Fini l’architecture ostentatoire et iconique aujourd’hui symbolisée par le Qatar, l’heure est à l’économie de moyens, à l’intérêt pour l’environnement local, à la création de valeur. Une philosophie résumée par la formule « More with less », variante du célèbre « Less is more » de Ludwig Mies van Der Rohe, directeur du Bauhaus de 1930 à 1933. « Faire mieux avec moins », c’est l’antienne du duo Festen : « La simplicité, le dépouillé, n’utiliser que des matériaux qui font sens avec l’histoire du lieu, c’est tout ce qui nous intéresse », déclarent Charlotte de Tonnac et Hugo Sauzay, 30 ans. Après l’Hôtel Pigalle à Paris, ils travaillent à présent sur Les Roches Rouges, un établissement 5-étoiles de Saint-Raphaël. Pour ce paquebot des années 1960 mangé par la mer, ils ont choisi du blanc, du béton, des pierres et des céramiques locales pour ne pas faire écran à ce qui leur importe le plus : la vue.
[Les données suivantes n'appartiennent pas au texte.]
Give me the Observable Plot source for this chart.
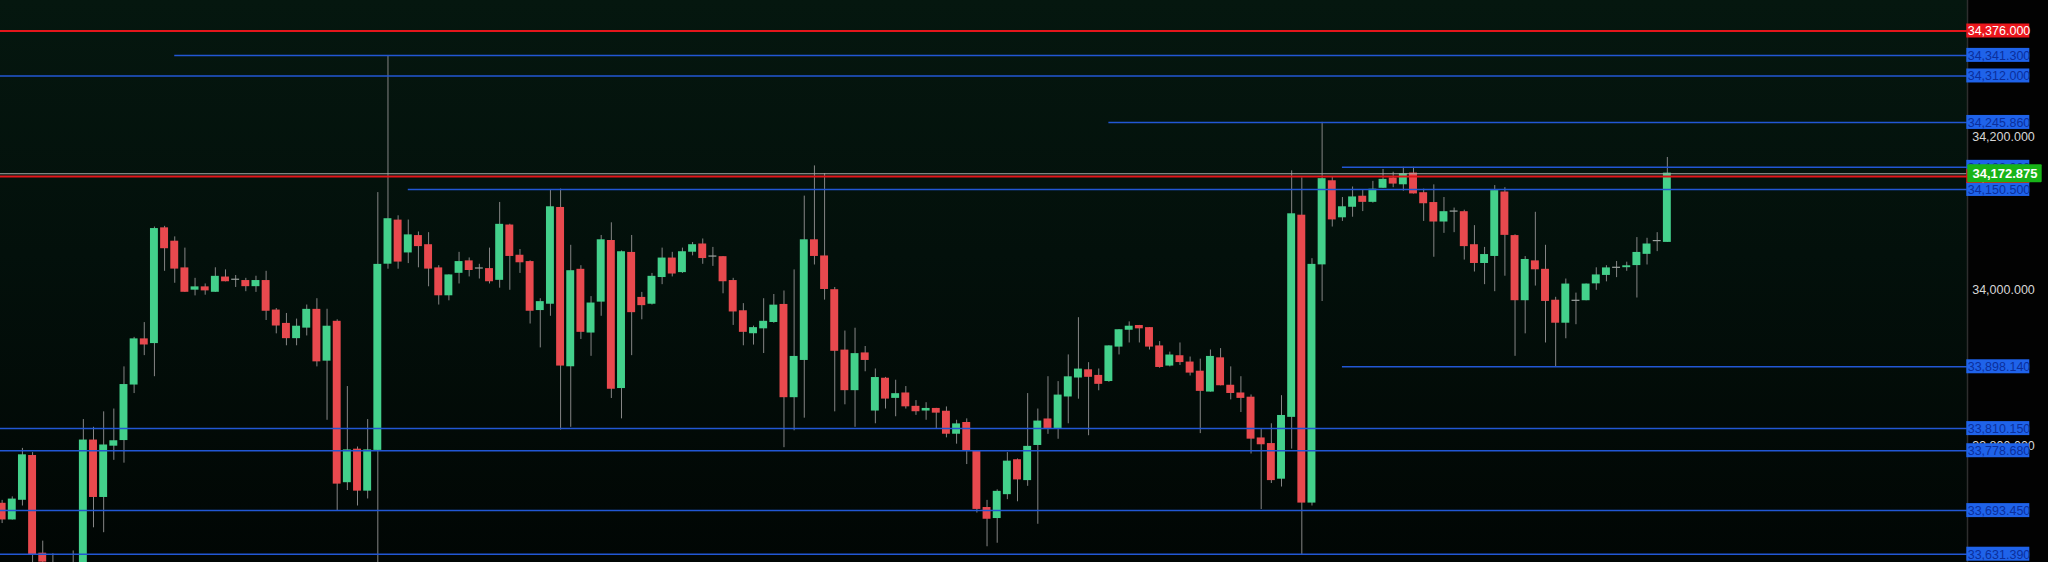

Ce parti pris radical séduit au-delà des frontières hexagonales. « 60 % de notre chiffre d’affaires se fait à l’étranger et notamment au Japon, où notre travail sur la matière première brute correspond à leur sensibilité esthétique », souligne Hugo Haas, de Ciguë. Grâce au Dôme, à Caen, un centre voué aux sciences construit dans un bâtiment de verre, l’agence Bruther a vu s’ouvrir les portes des concours internationaux. Studio KO (Karl Fournier et Olivier Marty) sont certainement les jeunes Français au plus beau palmarès à l’étranger.
Stéphanie Bru et Alexandre Theriot, de l’agence Bruther, revendiquent une démarche pragmatique et fonctionnelle, visible au Dôme, à Caen. | Festen architecture. Régis Colin Berthelier
Après avoir signé plusieurs collaborations avec André Balazs, le grand maître américain des hôtels (le Château Marmont à Los Angeles, le Chiltern Firehouse à Londres), le duo achèvera en 2017 le Musée Yves Saint Laurent, à Marrakech. Et pourtant : « Nous arrivons au bout en termes de projets intéressants en architecture intérieure et en rénovation, confie Karl Fournier. Nous allons devoir aller chercher la “commande” et peut-être passer par le circuit public pour changer d’échelle et pouvoir construire, ce qui reste rare. » Rebutés par la masse administrative et l’absence d’interlocuteurs directs dans le public, ils restent sur le mauvais souvenir de leur unique essai (raté) en la matière : la grande mosquée de Marseille, dont ils n’ont pas remporté l’appel d’offres (le projet a été enterré depuis).
Le duo de Studio KO – Karl Fournier et Olivier Marty – s’est imposé à l’étranger. Après avoir rénové le Château Marmont à Los Angeles, ils termineront en 2017 le Musée Yves Saint Laurent, à Marrakech. | N. Manalili/Studio KO/Fondation Pierre Bergé-Y. Saint Laurent
Dans le public comme dans le privé, les plus fortes agences françaises restent les plus anciennes (Nouvel, Portzamparc ou Wilmotte), et donc les mieux référencées. Pour aider la relève à tirer son épingle du jeu, un ancien collaborateur de Jean Nouvel, Alain Trincal a cofondé en 2015 Talents & Co, une agence de conseil en management de projets et de carrière. Une première dans le métier. Signe qu’à trop être archi-partageurs, archi-modestes, en un mot, « archi cools » (pour reprendre le slogan de la marque d’accessoires Cinqpoints, fondée par une architecte), la jeune garde court le risque de ne pas marquer son temps.